The second successful year of the Moscow Jewish Film Festival was followed in late November by the first Ekaterinburg Jewish Film Festival, which drew close to a thousand filmgoers. The festival, celebrated in the major Russian industrial and academic center in the heart of the Ural Mountains, featured more than 20 films with a focus on Jewish culture, heritage and identity exploration. Organized with support of Genesis Philanthropy Group, UJA Federation of New York, and the Russian Jewish Congress, the festival, held November 20-23, included opening and closing evenings at the recently opened Yeltsin Presidential Center, an interactive museum and community center dedicated to the life of Boris Yeltsin, the first president of the Russian Federation.
The films selected for the festival represented a variety of genres including classic and modern dramas, documentaries, animation, and short films, all contributing to a robust conversation about Jewish values and Jewish history, life in Israel and the diaspora, and observance and secularism.
Prominent titles shown at the festival included a directorial debut by Natalie Portman, A Tale of Love And Darkness (2015); two Oscar winners, Son of Saul (2015) and Ida (2013), and Russian Jews, Film One: Before the Revolution (2016). The film is the first released as part of the critically acclaimed documentary trilogy, Russian Jews, created and narrated by the legendary Russian journalist Leonid Parfenov.
Along the lines of the Moscow Jewish Film Festival, the Ekaterinburg festival’s program featured public talks by leading film directors, writers, critics and Jewish educators.
“The most important thing for me is that the festival in Ekaterinburg happened,” said Egor Odintsov, the festival’s general producer. “It was not only welcomed, but truly supported by the city. And I can promise today that in a year, we will be back to celebrate the second annual Jewish film festival here.”
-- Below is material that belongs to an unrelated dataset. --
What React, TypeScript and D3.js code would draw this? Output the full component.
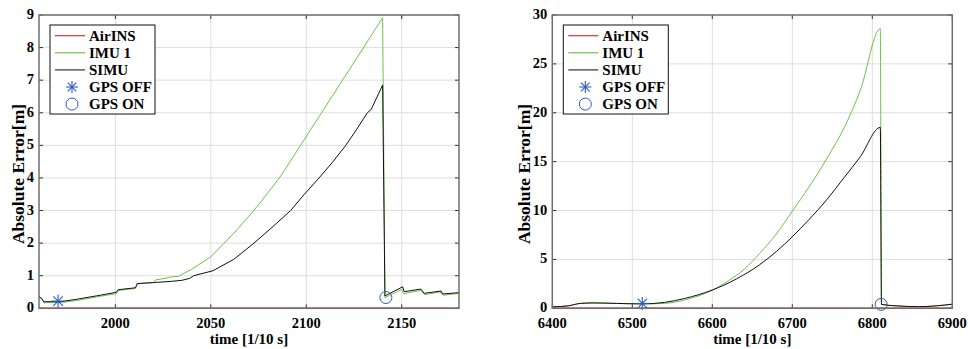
import React from 'react'
import * as d3 from 'd3'

// left panel (time in 1/10 s, error in m)
const leftImuT = [1960, 1961.5, 1962.5, 1972, 1980, 1990, 2000.5, 2001.5, 2010.5, 2011.5, 2020, 2021, 2026, 2030, 2033, 2040, 2050, 2062, 2070, 2077, 2087, 2097, 2108, 2119, 2130, 2140, 2141.2, 2150, 2151, 2160, 2162, 2170, 2172, 2180]
const leftImuV = [0.36, 0.3, 0.17, 0.18, 0.24, 0.35, 0.45, 0.55, 0.61, 0.75, 0.79, 0.87, 0.92, 0.97, 0.98, 1.2, 1.58, 2.3, 2.83, 3.32, 4.09, 5.0, 6.0, 7.0, 8.0, 8.92, 0.33, 0.58, 0.45, 0.55, 0.42, 0.5, 0.4, 0.46]
const leftSimuT = [1960, 1961.5, 1962.5, 1972, 1980, 1990, 2000.5, 2001.5, 2010.5, 2011.5, 2020, 2030, 2035, 2039, 2041, 2051, 2062, 2072.6, 2082, 2091.8, 2099, 2106.7, 2114, 2120.7, 2126.5, 2132, 2134, 2140, 2141.2, 2150.5, 2151.3, 2160, 2161.8, 2170.6, 2171.4, 2180]
const leftSimuV = [0.36, 0.3, 0.2, 0.21, 0.28, 0.38, 0.49, 0.57, 0.63, 0.76, 0.79, 0.83, 0.86, 0.92, 1.0, 1.15, 1.5, 2.0, 2.48, 3.0, 3.5, 4.0, 4.5, 5.0, 5.5, 6.0, 6.1, 6.85, 0.38, 0.66, 0.51, 0.59, 0.46, 0.53, 0.44, 0.48]
const leftOff = [1970, 0.22]
const leftOn = [2141.7, 0.33]
const leftXTicks = [2000, 2050, 2100, 2150]
const leftYTicks = [0, 1, 2, 3, 4, 5, 6, 7, 8, 9]

// right panel
const rightImuT = [6400, 6420, 6435, 6452, 6480, 6512, 6540, 6565, 6600, 6620, 6640, 6659, 6680, 6701, 6720, 6743, 6765, 6785, 6810, 6811.5, 6830, 6859, 6880, 6900]
const rightImuV = [0.15, 0.25, 0.5, 0.55, 0.5, 0.45, 0.5, 0.85, 1.85, 2.8, 4.0, 5.6, 7.6, 10.05, 12.3, 15.3, 18.5, 22.3, 28.6, 0.4, 0.25, 0.17, 0.25, 0.42]
const rightSimuT = [6400, 6420, 6435, 6452, 6480, 6512, 6540, 6565, 6600, 6630, 6659, 6680, 6701, 6720, 6743, 6765, 6785, 6810, 6811.5, 6830, 6859, 6880, 6900]
const rightSimuV = [0.15, 0.25, 0.5, 0.55, 0.5, 0.45, 0.6, 1.0, 1.87, 3.0, 4.45, 5.8, 7.4, 9.0, 11.1, 13.4, 15.5, 18.5, 0.4, 0.25, 0.17, 0.25, 0.42]
const rightOff = [6512.5, 0.5]
const rightOn = [6811, 0.4]
const rightXTicks = [6400, 6500, 6600, 6700, 6800, 6900]
const rightYTicks = [0, 5, 10, 15, 20, 25, 30]

const legendNames = ['AirINS', 'IMU 1', 'SIMU', 'GPS OFF', 'GPS ON']

const RED = '#ee2b2b'
const GREEN = '#6cc24a'
const BLACK = '#111'
const BLUE = '#2d5bbd'
const AXIS = '#707070'
const GRID = '#dedede'
const FONT = '"Liberation Serif", "Times New Roman", serif'

function Star({ x, y, r }) {
  const d = r * 0.72
  return (
    <g stroke={BLUE} strokeWidth={1.1}>
      <line x1={x - r} y1={y} x2={x + r} y2={y} />
      <line x1={x} y1={y - r} x2={x} y2={y + r} />
      <line x1={x - d} y1={y - d} x2={x + d} y2={y + d} />
      <line x1={x - d} y1={y + d} x2={x + d} y2={y - d} />
    </g>
  )
}

function Panel(props) {
  const { left, right, top, bottom, xDomain, yDomain, xTicks, yTicks, imuT, imuV, simuT, simuV, off, on, curve, labelX } = props
  const x = d3.scaleLinear().domain(xDomain).range([left, right])
  const y = d3.scaleLinear().domain(yDomain).range([bottom, top])
  const line = d3.line().x(d => x(d[0])).y(d => y(d[1])).curve(curve)
  const imu = imuT.map((t, i) => [t, imuV[i]])
  const simu = simuT.map((t, i) => [t, simuV[i]])
  const red = [[xDomain[0], 0], [xDomain[1], 0]]
  const lx = left + 11
  const ly = 25
  return (
    <g fontFamily={FONT} fontWeight="bold">
      {xTicks.map(t => (
        <line key={'gx' + t} x1={x(t)} x2={x(t)} y1={top} y2={bottom} stroke={GRID} />
      ))}
      {yTicks.map(t => (
        <line key={'gy' + t} x1={left} x2={right} y1={y(t)} y2={y(t)} stroke={GRID} />
      ))}
      {xTicks.map(t => (
        <g key={'tx' + t}>
          <line x1={x(t)} x2={x(t)} y1={bottom} y2={bottom - 4} stroke="#333" />
          <line x1={x(t)} x2={x(t)} y1={top} y2={top + 4} stroke="#333" />
          <text x={x(t)} y={327.5} textAnchor="middle" fontSize={14.5}>{t}</text>
        </g>
      ))}
      {yTicks.map(t => (
        <g key={'ty' + t}>
          <line x1={left} x2={left + 4} y1={y(t)} y2={y(t)} stroke="#333" />
          <line x1={right} x2={right - 4} y1={y(t)} y2={y(t)} stroke="#333" />
          <text x={left - 5} y={y(t) + 4} textAnchor="end" fontSize={14.5}>{t}</text>
        </g>
      ))}
      <path d={line(imu)} fill="none" stroke={GREEN} strokeWidth={1} />
      <path d={line(simu)} fill="none" stroke={BLACK} strokeWidth={1} />
      <path d={line(red)} fill="none" stroke={RED} strokeWidth={1.4} />
      <Star x={x(off[0])} y={y(off[1])} r={6.5} />
      <circle cx={x(on[0])} cy={y(on[1])} r={6} fill="none" stroke={BLUE} strokeWidth={1} />
      <rect x={left} y={top} width={right - left} height={bottom - top} fill="none" stroke={AXIS} strokeWidth={1.5} />
      <text x={(left + right) / 2} y={344} textAnchor="middle" fontSize={15}>time [1/10 s]</text>
      <text transform={`translate(${labelX},174) rotate(-90)`} textAnchor="middle" fontSize={17.5}>Absolute Error[m]</text>
      <rect x={lx} y={ly} width={105} height={89} fill="#fff" stroke="#111" strokeWidth={1} />
      {legendNames.map((n, i) => {
        const cy = ly + 10.7 + i * 17.1
        return (
          <g key={n}>
            {i === 0 && <line x1={lx + 5} x2={lx + 35} y1={cy} y2={cy} stroke={RED} strokeWidth={1.2} />}
            {i === 1 && <line x1={lx + 5} x2={lx + 35} y1={cy} y2={cy} stroke={GREEN} strokeWidth={1.2} />}
            {i === 2 && <line x1={lx + 5} x2={lx + 35} y1={cy} y2={cy} stroke="#333" strokeWidth={1.2} />}
            {i === 3 && <Star x={lx + 22} y={cy} r={6} />}
            {i === 4 && <circle cx={lx + 22} cy={cy} r={6} fill="none" stroke={BLUE} strokeWidth={1} />}
            <text x={lx + 39} y={cy + 5} fontSize={15}>{n}</text>
          </g>
        )
      })}
    </g>
  )
}

export default function App() {
  return (
    <svg width={968} height={349} style={{ position: 'absolute', left: 0, top: 0, background: '#fff' }}>
      <rect width={968} height={349} fill="#fff" />
      <Panel left={39} right={459} top={15} bottom={308.3} xDomain={[1960, 2180]} yDomain={[0, 9]}
        xTicks={leftXTicks} yTicks={leftYTicks} imuT={leftImuT} imuV={leftImuV} simuT={leftSimuT} simuV={leftSimuV}
        off={leftOff} on={leftOn} curve={d3.curveLinear} labelX={24} />
      <Panel left={552.3} right={952.3} top={15} bottom={308.3} xDomain={[6400, 6900]} yDomain={[0, 30]}
        xTicks={rightXTicks} yTicks={rightYTicks} imuT={rightImuT} imuV={rightImuV} simuT={rightSimuT} simuV={rightSimuV}
        off={rightOff} on={rightOn} curve={d3.curveMonotoneX} labelX={530} />
    </svg>
  )
}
Added Ilia Salita, Genesis Philanthropy Group president and CEO, “Bringing this program to Ekaterinburg was a natural next step for the Moscow Jewish Film Festival and an excellent fit for our grantmaking in the former Soviet Union, as we find it important to widen the geography, scale and diversity of thoughtful and impactful Jewish experiences, and to promote a meaningful dialogue between different generations of Russian-speaking Jews in Russia and beyond. Exploration of Jewish arts and culture in general, and this festival in particular, achieve precisely that.”